Challenge
State how many lines hold the word "this", with no other words.

Provided records
## Begin
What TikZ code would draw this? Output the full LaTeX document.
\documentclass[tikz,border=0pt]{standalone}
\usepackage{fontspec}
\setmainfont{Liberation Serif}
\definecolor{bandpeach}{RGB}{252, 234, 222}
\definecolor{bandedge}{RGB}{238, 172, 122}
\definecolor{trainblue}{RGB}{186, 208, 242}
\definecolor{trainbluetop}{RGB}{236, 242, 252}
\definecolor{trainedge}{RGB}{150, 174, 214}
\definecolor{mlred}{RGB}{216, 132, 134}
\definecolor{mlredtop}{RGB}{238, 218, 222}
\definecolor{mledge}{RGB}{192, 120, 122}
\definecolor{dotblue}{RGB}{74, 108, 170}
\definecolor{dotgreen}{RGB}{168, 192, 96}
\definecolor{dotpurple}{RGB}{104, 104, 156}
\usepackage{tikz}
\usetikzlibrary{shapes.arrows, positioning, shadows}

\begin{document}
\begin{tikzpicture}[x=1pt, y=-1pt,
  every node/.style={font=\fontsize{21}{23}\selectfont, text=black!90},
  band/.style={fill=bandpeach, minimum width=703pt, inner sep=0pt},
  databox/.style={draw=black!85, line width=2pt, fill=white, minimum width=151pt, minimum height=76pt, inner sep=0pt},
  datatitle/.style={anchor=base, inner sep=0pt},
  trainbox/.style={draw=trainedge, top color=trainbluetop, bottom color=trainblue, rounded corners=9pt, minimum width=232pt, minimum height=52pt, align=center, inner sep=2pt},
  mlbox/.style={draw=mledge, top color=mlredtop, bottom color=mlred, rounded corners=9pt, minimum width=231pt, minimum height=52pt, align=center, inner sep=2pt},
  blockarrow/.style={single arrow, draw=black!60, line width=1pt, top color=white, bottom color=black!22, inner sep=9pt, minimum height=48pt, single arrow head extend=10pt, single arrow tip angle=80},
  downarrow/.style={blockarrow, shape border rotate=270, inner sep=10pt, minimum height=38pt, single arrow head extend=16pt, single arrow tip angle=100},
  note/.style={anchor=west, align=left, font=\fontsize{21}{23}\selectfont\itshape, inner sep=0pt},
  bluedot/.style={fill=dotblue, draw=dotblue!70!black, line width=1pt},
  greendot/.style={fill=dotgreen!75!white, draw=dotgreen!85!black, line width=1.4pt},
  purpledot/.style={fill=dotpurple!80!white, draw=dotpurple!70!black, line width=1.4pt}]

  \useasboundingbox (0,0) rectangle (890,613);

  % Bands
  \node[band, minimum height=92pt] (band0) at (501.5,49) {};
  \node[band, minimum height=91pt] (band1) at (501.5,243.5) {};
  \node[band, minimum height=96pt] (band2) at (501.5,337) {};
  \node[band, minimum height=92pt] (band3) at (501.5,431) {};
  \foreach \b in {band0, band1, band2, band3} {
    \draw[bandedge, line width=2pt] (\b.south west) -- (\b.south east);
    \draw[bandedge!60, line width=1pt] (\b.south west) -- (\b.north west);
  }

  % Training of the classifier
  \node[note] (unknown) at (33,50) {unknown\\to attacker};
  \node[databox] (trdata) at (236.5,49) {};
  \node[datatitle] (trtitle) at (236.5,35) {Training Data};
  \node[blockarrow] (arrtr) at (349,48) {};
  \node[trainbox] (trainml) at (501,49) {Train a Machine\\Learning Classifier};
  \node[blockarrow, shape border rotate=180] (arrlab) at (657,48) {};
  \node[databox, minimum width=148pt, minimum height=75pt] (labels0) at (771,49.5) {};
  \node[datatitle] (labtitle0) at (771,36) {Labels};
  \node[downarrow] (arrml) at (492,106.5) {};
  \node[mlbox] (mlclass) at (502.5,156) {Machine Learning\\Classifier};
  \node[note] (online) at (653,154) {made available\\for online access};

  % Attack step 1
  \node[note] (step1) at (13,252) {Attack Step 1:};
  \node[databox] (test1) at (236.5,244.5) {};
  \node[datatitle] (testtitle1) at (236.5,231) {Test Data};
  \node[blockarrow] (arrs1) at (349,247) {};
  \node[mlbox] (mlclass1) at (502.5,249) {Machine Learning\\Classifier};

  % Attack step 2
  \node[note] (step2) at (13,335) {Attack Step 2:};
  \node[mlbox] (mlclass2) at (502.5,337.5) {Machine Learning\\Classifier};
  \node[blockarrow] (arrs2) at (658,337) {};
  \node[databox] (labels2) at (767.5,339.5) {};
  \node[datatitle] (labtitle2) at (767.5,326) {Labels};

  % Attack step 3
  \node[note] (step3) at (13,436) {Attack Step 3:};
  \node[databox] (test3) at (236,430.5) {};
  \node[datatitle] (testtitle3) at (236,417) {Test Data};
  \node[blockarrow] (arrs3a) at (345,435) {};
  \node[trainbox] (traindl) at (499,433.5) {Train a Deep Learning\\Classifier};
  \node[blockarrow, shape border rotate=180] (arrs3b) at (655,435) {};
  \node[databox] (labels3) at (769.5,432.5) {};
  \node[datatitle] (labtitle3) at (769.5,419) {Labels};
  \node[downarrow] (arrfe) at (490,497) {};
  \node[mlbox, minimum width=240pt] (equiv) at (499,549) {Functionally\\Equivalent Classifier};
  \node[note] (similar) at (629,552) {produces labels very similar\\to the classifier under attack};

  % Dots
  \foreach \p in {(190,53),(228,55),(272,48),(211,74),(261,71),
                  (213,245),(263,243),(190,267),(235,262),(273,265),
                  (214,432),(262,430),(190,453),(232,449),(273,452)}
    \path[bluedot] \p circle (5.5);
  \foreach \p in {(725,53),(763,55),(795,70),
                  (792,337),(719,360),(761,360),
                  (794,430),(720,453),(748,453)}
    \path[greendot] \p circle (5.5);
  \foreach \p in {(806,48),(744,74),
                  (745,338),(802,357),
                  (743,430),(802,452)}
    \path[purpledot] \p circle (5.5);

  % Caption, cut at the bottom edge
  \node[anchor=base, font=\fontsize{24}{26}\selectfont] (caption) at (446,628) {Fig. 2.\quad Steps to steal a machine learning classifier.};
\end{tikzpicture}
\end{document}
## End
## Begin
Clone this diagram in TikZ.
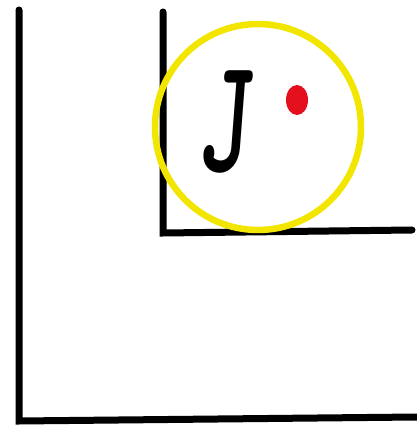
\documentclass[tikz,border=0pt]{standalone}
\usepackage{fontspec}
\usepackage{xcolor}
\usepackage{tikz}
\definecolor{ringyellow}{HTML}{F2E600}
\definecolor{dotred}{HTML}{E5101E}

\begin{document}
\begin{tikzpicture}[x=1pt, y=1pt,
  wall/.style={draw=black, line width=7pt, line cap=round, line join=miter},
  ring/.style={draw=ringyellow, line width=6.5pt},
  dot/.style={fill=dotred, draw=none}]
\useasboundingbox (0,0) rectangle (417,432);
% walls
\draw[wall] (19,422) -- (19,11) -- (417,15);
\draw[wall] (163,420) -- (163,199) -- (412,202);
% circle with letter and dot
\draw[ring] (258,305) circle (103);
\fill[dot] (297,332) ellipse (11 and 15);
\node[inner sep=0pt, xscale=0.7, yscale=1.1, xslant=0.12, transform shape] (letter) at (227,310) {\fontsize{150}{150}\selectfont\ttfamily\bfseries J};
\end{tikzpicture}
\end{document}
## End
## Begin
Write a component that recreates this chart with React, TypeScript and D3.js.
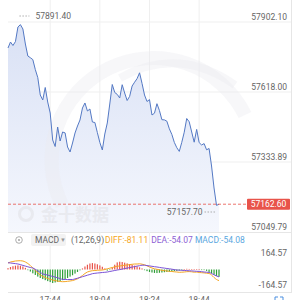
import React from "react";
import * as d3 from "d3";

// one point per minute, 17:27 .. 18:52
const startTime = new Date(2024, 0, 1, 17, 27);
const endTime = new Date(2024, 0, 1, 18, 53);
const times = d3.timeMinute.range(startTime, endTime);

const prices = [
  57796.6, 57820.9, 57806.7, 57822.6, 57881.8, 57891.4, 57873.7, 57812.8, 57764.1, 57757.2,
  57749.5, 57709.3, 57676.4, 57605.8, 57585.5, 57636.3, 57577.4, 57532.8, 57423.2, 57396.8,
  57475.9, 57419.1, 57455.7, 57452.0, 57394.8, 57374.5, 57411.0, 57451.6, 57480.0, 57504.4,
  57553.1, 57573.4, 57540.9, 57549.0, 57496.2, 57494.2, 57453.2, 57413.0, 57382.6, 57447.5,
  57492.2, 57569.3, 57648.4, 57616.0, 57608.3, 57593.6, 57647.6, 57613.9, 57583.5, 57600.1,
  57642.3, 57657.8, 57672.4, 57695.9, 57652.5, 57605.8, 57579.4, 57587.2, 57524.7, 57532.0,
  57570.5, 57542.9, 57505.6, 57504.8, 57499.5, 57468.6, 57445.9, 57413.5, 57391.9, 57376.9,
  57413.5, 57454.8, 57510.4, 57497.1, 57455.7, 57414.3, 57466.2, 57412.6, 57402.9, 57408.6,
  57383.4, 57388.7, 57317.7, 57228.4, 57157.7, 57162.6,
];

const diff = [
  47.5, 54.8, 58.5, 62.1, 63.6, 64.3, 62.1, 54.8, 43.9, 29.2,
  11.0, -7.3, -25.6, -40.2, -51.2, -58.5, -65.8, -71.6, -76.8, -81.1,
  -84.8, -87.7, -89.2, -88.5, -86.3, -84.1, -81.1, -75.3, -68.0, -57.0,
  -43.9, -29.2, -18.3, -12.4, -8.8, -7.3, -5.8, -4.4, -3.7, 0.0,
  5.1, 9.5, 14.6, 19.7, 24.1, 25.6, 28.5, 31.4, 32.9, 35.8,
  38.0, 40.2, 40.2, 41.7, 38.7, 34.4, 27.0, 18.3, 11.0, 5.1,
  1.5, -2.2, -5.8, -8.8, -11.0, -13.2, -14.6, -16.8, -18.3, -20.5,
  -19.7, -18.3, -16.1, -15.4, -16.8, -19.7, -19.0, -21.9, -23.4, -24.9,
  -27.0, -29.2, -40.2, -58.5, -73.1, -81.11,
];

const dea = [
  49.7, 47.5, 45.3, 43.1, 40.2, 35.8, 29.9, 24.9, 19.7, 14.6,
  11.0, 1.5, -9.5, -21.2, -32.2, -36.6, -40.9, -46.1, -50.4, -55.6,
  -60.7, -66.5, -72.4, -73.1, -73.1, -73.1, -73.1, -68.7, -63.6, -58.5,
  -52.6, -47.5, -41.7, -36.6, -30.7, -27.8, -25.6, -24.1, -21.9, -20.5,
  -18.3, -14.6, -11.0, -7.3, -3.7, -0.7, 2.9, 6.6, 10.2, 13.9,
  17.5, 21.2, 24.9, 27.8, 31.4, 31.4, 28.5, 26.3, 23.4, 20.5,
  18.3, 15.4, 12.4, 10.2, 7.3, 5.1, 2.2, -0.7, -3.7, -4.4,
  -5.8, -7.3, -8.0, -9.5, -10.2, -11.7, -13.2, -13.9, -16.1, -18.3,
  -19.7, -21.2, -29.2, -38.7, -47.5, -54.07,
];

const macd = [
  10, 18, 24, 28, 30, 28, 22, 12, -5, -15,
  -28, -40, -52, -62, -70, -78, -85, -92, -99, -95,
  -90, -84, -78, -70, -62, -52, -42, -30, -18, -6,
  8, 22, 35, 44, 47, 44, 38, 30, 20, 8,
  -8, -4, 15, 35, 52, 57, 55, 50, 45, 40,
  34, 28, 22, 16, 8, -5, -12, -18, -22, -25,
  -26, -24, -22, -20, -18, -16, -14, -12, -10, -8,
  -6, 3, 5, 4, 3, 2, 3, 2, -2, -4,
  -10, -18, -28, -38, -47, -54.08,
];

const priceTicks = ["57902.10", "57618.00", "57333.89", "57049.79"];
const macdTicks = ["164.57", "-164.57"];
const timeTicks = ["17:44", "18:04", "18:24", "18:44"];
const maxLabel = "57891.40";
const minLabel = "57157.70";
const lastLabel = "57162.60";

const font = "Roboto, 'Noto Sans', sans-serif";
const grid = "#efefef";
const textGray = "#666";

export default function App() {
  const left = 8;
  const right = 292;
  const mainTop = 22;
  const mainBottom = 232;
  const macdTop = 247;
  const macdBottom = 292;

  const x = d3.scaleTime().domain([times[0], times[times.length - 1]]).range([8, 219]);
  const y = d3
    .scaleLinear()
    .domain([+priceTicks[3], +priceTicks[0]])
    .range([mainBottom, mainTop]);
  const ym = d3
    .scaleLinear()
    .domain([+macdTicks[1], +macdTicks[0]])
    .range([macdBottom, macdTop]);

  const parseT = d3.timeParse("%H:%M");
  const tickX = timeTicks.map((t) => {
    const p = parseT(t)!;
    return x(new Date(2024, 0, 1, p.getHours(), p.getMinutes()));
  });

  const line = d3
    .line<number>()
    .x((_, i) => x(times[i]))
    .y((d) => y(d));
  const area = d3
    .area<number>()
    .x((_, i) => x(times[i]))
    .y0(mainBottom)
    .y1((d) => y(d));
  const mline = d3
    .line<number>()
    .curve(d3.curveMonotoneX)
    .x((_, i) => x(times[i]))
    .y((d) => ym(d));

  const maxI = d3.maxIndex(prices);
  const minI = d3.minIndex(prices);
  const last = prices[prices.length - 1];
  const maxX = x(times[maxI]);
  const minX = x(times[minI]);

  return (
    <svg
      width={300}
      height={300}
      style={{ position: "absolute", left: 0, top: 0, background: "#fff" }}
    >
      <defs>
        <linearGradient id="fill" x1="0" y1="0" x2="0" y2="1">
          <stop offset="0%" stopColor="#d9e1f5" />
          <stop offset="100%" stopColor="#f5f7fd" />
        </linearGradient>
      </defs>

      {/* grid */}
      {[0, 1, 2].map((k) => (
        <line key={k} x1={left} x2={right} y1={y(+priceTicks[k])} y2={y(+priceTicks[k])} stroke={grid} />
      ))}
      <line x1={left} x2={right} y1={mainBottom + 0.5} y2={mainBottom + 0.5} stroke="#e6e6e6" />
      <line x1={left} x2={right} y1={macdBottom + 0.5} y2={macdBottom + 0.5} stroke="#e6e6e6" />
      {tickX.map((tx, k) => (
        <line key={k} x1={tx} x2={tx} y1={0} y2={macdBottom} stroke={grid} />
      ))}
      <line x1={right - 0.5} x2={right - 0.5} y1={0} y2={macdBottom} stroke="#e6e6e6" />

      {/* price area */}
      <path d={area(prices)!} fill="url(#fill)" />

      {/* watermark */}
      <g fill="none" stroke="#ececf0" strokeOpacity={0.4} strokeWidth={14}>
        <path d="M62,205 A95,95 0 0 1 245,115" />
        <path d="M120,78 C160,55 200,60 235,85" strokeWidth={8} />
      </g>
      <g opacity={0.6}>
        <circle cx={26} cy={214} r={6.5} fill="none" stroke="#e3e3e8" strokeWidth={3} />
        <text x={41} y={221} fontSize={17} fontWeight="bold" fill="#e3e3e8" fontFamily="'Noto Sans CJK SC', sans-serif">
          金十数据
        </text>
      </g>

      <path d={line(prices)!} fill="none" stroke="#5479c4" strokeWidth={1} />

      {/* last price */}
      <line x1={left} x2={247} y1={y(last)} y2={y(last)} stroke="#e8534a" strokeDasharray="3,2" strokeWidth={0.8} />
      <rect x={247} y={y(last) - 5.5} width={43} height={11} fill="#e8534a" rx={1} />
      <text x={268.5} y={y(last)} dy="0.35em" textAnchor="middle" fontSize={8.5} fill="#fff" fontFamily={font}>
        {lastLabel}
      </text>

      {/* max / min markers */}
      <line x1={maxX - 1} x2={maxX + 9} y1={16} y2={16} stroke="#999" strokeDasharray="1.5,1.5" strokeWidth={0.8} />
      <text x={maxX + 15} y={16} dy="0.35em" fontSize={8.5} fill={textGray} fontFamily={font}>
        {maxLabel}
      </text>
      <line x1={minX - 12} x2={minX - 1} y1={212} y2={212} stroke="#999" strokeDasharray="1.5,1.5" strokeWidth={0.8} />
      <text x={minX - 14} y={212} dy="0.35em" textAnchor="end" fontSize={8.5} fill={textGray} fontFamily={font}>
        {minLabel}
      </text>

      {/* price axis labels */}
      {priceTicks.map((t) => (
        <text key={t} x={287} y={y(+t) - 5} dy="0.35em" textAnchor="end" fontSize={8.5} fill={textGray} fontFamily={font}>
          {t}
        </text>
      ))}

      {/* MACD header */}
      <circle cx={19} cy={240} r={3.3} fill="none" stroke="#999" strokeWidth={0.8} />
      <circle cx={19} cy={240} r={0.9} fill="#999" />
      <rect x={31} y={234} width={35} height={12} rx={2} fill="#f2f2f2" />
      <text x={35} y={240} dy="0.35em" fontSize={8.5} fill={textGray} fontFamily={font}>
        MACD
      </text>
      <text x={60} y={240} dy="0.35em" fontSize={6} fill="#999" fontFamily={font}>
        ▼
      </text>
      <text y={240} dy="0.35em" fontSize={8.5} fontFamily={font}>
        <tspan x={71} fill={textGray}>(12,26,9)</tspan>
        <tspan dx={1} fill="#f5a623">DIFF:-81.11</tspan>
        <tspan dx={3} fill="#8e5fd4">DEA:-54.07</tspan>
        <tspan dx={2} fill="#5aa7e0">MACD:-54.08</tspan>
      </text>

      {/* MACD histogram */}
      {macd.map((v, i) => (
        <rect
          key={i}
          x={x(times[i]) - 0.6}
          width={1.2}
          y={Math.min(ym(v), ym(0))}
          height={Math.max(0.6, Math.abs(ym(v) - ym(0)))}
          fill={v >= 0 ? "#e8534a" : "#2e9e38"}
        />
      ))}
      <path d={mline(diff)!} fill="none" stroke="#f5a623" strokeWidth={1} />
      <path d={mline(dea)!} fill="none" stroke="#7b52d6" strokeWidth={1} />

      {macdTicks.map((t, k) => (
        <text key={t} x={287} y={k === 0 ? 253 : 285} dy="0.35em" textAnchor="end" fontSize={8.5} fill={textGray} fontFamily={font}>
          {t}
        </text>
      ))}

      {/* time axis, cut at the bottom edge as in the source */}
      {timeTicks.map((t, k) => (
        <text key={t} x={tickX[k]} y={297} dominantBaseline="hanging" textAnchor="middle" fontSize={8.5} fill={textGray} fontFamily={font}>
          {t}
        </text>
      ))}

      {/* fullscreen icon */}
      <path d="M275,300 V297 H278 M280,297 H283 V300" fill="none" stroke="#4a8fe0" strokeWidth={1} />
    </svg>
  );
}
## End
Correct answer
3